§ STORED RECORDS
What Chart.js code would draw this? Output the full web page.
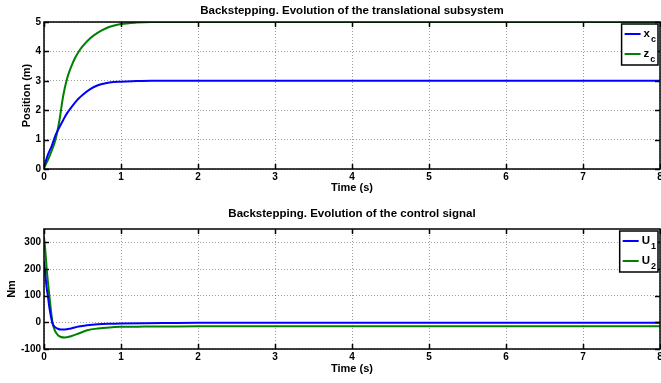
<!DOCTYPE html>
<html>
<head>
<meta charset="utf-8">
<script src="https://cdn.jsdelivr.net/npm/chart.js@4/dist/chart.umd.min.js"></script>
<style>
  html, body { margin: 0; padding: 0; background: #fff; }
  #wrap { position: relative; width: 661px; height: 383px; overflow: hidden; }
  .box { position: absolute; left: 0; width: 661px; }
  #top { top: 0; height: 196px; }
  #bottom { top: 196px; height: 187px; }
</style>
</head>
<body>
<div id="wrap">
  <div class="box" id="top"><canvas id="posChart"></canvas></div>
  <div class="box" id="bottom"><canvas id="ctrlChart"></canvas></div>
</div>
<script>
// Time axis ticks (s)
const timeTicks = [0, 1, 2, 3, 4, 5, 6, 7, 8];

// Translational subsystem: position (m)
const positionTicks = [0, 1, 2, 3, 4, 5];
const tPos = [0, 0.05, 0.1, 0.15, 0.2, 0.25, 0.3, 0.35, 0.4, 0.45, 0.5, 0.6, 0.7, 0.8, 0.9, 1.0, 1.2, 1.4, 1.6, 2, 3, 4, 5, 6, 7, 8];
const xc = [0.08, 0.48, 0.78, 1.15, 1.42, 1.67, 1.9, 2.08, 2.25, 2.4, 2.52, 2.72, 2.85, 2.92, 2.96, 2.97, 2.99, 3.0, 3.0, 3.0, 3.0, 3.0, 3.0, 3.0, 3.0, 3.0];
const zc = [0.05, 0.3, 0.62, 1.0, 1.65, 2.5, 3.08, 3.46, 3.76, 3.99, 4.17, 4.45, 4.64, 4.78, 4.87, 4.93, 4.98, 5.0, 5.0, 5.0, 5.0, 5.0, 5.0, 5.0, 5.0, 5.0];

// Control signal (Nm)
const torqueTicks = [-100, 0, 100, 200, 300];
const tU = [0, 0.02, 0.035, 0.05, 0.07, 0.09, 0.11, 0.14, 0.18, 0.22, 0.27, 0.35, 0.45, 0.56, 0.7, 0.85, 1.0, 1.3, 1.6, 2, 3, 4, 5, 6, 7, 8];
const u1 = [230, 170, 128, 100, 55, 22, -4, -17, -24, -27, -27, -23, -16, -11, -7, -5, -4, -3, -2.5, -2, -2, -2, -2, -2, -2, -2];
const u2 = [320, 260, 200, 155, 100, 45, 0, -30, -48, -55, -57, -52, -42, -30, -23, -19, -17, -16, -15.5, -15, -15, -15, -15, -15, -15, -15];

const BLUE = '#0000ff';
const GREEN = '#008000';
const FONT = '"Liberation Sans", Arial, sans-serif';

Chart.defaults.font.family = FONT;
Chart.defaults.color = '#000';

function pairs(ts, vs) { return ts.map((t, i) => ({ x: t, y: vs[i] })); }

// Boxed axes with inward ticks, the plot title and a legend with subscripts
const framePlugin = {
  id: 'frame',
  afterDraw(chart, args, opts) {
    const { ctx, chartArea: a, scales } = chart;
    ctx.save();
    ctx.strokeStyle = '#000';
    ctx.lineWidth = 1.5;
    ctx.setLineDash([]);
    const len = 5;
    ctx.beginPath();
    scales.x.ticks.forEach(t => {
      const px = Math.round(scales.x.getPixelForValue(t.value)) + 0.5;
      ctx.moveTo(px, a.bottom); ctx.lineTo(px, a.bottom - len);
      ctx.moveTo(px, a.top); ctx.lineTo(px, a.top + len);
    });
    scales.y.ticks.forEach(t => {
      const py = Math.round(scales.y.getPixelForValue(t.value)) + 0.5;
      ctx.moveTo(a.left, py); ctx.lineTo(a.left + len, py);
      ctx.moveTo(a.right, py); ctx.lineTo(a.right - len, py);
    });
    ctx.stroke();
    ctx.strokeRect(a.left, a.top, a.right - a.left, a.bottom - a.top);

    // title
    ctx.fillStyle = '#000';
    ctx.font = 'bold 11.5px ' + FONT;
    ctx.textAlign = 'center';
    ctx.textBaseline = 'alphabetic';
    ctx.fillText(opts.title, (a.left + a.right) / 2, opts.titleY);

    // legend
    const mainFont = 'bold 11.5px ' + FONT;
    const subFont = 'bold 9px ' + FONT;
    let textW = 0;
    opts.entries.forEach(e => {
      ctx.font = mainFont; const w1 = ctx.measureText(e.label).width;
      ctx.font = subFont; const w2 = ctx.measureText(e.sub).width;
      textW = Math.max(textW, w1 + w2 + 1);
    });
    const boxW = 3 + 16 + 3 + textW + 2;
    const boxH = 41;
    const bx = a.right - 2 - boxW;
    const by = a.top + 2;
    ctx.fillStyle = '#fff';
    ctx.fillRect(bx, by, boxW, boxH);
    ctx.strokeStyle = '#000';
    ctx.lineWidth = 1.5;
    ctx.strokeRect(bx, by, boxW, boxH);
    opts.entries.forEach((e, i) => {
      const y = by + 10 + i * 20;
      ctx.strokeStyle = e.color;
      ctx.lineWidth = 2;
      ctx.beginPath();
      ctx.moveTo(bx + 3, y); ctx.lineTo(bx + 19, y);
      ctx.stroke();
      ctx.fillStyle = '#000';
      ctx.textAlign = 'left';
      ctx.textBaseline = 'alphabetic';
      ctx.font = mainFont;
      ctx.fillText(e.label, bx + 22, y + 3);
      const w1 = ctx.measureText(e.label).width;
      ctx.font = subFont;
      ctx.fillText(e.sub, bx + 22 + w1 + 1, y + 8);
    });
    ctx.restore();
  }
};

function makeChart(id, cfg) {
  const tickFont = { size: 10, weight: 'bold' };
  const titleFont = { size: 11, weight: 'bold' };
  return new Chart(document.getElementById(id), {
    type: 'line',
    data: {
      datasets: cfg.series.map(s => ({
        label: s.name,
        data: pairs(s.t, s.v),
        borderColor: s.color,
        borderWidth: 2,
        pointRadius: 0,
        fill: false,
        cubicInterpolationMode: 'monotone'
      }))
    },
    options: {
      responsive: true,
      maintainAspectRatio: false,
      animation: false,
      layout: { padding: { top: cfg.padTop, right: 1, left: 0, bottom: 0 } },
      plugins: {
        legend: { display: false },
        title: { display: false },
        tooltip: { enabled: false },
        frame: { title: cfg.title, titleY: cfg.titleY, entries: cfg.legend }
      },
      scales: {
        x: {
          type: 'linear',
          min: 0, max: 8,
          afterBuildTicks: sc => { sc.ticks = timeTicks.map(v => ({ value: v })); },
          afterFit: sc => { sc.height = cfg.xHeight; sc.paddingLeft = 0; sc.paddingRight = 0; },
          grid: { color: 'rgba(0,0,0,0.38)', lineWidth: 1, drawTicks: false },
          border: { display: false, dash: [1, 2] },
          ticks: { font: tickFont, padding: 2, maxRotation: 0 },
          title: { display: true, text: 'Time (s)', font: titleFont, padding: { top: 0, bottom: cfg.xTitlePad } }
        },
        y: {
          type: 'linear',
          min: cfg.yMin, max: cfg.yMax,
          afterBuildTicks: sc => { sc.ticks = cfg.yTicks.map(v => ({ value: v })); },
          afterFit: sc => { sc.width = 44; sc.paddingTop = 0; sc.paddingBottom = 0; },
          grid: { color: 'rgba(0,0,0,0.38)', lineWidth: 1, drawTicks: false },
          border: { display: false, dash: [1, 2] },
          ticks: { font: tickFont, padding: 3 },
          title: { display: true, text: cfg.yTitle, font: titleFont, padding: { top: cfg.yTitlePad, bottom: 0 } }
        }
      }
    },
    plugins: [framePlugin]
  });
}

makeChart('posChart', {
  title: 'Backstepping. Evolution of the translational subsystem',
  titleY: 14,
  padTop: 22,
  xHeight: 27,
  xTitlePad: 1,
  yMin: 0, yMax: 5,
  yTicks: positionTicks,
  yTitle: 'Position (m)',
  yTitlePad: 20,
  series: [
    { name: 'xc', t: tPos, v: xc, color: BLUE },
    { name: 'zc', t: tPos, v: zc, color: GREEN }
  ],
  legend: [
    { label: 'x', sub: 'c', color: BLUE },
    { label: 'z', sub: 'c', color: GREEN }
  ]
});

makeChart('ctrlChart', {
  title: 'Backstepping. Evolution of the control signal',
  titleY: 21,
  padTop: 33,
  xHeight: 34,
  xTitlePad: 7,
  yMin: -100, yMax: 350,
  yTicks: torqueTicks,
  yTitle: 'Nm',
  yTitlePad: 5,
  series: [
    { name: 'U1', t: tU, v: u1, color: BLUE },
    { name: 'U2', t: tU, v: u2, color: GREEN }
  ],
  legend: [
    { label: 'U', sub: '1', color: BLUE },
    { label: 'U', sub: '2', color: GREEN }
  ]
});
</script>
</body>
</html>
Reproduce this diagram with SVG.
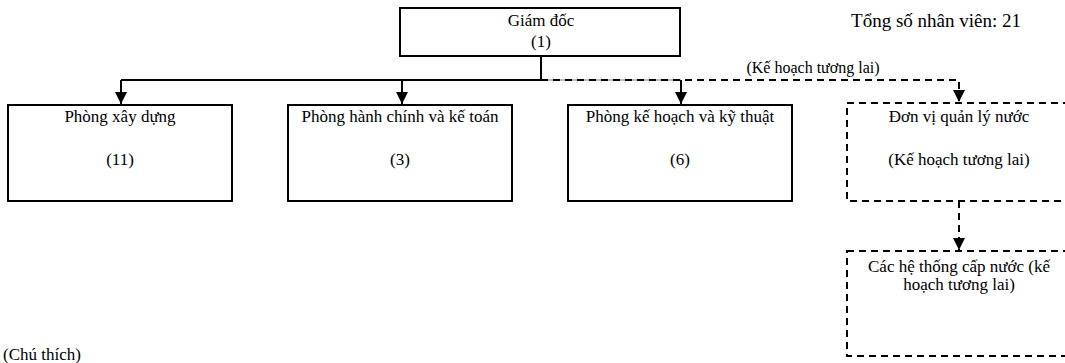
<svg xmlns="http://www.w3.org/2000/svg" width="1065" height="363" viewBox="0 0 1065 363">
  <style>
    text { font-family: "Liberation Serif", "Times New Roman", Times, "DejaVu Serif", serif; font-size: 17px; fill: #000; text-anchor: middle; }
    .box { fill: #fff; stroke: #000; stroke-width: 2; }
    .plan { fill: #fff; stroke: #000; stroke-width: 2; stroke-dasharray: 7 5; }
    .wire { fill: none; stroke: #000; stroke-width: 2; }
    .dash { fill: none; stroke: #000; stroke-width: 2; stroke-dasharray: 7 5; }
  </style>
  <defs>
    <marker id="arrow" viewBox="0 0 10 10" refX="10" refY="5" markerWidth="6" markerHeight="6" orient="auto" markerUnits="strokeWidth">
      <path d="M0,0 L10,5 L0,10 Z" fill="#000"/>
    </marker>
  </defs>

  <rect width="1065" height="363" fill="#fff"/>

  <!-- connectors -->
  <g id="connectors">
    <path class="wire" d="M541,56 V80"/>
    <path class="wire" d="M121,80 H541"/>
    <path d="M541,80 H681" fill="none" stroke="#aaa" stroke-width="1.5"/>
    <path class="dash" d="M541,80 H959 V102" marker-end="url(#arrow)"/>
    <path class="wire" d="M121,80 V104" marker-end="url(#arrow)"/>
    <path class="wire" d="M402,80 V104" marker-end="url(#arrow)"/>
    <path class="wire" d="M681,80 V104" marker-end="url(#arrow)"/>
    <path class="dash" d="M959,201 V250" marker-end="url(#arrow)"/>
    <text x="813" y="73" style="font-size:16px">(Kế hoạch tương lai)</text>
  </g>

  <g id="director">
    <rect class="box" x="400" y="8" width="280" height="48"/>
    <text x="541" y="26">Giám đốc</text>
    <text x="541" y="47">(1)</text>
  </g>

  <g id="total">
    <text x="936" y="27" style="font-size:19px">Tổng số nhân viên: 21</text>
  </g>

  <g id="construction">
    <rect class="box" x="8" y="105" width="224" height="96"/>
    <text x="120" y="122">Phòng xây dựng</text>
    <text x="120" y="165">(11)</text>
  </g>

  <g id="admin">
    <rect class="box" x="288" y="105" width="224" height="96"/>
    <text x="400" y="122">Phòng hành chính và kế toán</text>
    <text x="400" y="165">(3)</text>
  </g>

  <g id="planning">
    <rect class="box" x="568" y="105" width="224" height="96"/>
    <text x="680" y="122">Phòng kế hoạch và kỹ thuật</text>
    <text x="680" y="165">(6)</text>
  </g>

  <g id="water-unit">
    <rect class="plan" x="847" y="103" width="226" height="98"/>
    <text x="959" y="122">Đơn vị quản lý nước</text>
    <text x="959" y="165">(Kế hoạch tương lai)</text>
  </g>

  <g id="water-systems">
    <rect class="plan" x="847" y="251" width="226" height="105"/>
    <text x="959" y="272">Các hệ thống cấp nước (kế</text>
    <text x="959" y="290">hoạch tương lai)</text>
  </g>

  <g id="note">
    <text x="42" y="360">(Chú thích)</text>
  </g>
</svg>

§ INSTRUCTIONS TO FOLLOW
Reproduce, word for word, every line from the start of the records down to and including the line with "1, 2, 3, 4, 5, 6, 7, 8];"; skip the pictures.

§ OUTPUT FOR THIS TASK
What Chart.js code would draw this? Output the full web page.
<!DOCTYPE html>
<html>
<head>
<meta charset="utf-8">
<script src="https://cdn.jsdelivr.net/npm/chart.js@4/dist/chart.umd.min.js"></script>
<style>
  html, body { margin: 0; padding: 0; background: #fff; }
  #wrap { position: relative; width: 661px; height: 383px; overflow: hidden; }
  .box { position: absolute; left: 0; width: 661px; }
  #top { top: 0; height: 196px; }
  #bottom { top: 196px; height: 187px; }
</style>
</head>
<body>
<div id="wrap">
  <div class="box" id="top"><canvas id="posChart"></canvas></div>
  <div class="box" id="bottom"><canvas id="ctrlChart"></canvas></div>
</div>
<script>
// Time axis ticks (s)
const timeTicks = [0, 1, 2, 3, 4, 5, 6, 7, 8];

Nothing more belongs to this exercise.